-- start INFORMATION SHOWN --

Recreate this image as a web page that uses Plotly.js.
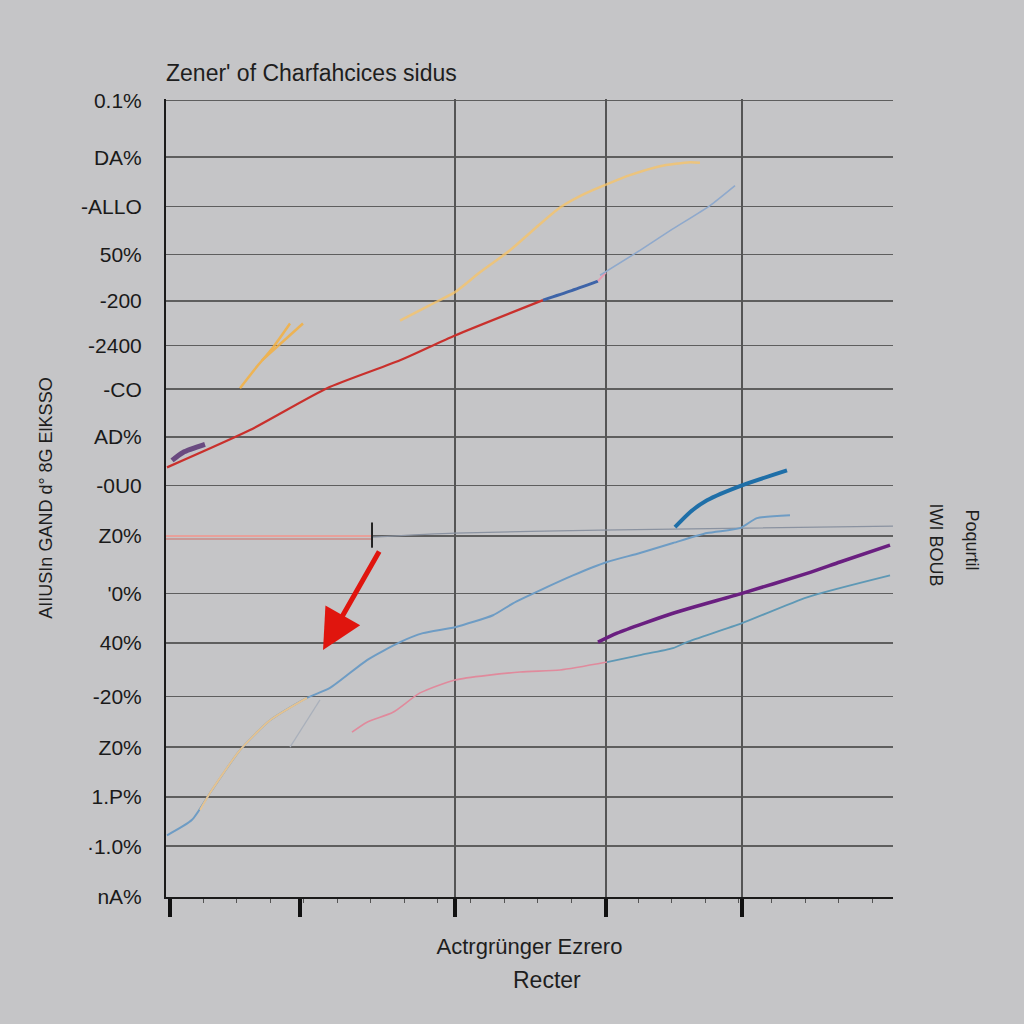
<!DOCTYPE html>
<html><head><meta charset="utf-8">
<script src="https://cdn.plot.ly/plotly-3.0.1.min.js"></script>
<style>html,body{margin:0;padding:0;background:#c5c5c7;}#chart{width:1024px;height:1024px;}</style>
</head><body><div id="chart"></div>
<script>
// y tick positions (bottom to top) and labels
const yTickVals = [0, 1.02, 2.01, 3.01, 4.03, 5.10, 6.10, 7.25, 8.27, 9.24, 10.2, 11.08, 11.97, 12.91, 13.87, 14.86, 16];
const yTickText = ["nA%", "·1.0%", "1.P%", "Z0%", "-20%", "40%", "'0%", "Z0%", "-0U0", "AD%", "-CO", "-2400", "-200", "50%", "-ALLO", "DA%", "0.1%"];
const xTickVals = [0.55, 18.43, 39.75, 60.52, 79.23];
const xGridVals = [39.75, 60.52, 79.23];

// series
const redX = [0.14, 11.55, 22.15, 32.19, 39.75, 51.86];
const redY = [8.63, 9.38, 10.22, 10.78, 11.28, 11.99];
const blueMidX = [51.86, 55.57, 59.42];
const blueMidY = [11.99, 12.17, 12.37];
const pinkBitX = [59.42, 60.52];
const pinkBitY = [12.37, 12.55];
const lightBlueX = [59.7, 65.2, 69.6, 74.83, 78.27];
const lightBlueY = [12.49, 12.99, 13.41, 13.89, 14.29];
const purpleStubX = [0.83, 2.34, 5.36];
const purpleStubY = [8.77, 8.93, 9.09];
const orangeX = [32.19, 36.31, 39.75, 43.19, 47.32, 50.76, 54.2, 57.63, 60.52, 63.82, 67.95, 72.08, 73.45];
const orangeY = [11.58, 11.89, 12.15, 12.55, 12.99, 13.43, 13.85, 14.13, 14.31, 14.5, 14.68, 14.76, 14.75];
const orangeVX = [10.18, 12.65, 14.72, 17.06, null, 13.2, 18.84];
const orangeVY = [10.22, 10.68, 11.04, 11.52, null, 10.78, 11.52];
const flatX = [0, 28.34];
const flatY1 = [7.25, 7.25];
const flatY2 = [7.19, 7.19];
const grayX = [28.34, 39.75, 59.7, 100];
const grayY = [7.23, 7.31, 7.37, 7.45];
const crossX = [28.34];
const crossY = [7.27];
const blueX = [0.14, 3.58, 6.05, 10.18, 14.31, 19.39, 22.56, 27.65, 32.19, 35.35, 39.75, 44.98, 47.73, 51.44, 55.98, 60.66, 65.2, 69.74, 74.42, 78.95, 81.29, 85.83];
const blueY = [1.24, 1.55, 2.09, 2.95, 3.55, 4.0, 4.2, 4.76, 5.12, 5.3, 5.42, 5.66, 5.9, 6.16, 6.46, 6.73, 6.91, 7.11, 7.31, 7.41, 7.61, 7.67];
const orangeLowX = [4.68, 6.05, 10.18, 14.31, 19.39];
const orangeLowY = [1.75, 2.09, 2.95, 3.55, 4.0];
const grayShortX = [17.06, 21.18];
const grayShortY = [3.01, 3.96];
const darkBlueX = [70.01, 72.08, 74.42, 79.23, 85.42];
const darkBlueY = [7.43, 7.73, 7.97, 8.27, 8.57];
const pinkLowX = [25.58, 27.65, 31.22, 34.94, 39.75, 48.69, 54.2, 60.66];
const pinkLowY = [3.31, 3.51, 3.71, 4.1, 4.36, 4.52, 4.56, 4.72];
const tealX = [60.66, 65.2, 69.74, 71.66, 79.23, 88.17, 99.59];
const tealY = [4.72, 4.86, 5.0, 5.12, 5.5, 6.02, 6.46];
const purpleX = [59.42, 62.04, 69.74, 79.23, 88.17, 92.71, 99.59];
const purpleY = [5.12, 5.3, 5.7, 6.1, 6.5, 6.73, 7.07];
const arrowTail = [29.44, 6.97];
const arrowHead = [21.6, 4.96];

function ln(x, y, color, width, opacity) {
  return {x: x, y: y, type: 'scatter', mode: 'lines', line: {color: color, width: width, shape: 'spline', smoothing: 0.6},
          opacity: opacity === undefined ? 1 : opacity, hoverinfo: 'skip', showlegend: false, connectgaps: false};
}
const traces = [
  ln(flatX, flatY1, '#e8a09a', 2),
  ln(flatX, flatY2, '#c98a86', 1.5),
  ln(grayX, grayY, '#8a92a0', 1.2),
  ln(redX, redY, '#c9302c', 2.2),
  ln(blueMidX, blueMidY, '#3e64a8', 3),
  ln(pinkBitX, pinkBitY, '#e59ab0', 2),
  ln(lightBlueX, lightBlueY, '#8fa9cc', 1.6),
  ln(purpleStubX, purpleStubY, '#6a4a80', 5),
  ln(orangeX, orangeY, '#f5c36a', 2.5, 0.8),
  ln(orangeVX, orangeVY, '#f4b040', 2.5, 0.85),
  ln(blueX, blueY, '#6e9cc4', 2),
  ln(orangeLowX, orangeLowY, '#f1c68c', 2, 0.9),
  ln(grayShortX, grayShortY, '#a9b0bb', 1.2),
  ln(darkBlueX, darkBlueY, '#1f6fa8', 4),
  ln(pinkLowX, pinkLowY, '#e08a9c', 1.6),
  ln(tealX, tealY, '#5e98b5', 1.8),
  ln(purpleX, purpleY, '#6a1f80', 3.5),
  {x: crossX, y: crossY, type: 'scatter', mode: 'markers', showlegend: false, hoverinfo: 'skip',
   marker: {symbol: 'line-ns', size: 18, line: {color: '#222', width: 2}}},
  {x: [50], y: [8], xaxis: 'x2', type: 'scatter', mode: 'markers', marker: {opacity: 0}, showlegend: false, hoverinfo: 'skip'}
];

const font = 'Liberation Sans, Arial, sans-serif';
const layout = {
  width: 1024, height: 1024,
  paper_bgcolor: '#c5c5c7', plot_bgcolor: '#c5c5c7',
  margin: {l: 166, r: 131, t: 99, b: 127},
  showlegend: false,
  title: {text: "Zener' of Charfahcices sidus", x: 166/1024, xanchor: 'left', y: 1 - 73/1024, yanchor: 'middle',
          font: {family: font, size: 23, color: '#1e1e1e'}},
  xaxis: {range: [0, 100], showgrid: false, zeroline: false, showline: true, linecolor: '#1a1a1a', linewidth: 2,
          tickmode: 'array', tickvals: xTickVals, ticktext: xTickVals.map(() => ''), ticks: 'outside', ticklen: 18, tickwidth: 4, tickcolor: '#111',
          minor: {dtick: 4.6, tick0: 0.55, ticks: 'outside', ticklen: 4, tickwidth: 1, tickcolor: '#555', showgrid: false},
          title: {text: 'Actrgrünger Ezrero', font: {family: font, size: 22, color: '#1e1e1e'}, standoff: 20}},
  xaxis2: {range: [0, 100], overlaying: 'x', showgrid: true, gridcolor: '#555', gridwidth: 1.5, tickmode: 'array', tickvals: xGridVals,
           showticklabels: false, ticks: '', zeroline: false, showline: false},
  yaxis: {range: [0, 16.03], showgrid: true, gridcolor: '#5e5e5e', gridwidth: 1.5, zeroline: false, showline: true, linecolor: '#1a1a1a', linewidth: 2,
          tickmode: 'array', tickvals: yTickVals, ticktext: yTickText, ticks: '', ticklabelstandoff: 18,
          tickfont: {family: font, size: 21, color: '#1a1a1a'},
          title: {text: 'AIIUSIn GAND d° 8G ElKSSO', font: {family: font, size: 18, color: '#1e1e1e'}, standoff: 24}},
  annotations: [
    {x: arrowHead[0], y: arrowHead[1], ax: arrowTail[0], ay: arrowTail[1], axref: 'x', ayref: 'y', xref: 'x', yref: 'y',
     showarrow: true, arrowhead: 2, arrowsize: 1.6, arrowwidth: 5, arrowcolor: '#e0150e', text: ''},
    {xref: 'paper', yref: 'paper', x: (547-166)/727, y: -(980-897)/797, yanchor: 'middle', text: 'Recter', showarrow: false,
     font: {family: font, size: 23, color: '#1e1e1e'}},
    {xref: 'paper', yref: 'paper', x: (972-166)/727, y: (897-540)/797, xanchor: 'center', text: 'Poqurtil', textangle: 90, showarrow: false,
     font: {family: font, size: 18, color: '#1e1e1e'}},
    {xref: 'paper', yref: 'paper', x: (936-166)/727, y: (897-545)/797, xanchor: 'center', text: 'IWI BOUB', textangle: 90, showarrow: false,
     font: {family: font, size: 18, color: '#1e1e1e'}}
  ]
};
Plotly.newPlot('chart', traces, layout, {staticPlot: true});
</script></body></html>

-- end INFORMATION SHOWN --

Give again, word for word, every line from the top of the data above to the line holding "const xGridVals = [39.75, 60.52, 79.23];", inclusive, with the pictures left out.

Recreate this image as a web page that uses Plotly.js.
<!DOCTYPE html>
<html><head><meta charset="utf-8">
<script src="https://cdn.plot.ly/plotly-3.0.1.min.js"></script>
<style>html,body{margin:0;padding:0;background:#c5c5c7;}#chart{width:1024px;height:1024px;}</style>
</head><body><div id="chart"></div>
<script>
// y tick positions (bottom to top) and labels
const yTickVals = [0, 1.02, 2.01, 3.01, 4.03, 5.10, 6.10, 7.25, 8.27, 9.24, 10.2, 11.08, 11.97, 12.91, 13.87, 14.86, 16];
const yTickText = ["nA%", "·1.0%", "1.P%", "Z0%", "-20%", "40%", "'0%", "Z0%", "-0U0", "AD%", "-CO", "-2400", "-200", "50%", "-ALLO", "DA%", "0.1%"];
const xTickVals = [0.55, 18.43, 39.75, 60.52, 79.23];
const xGridVals = [39.75, 60.52, 79.23];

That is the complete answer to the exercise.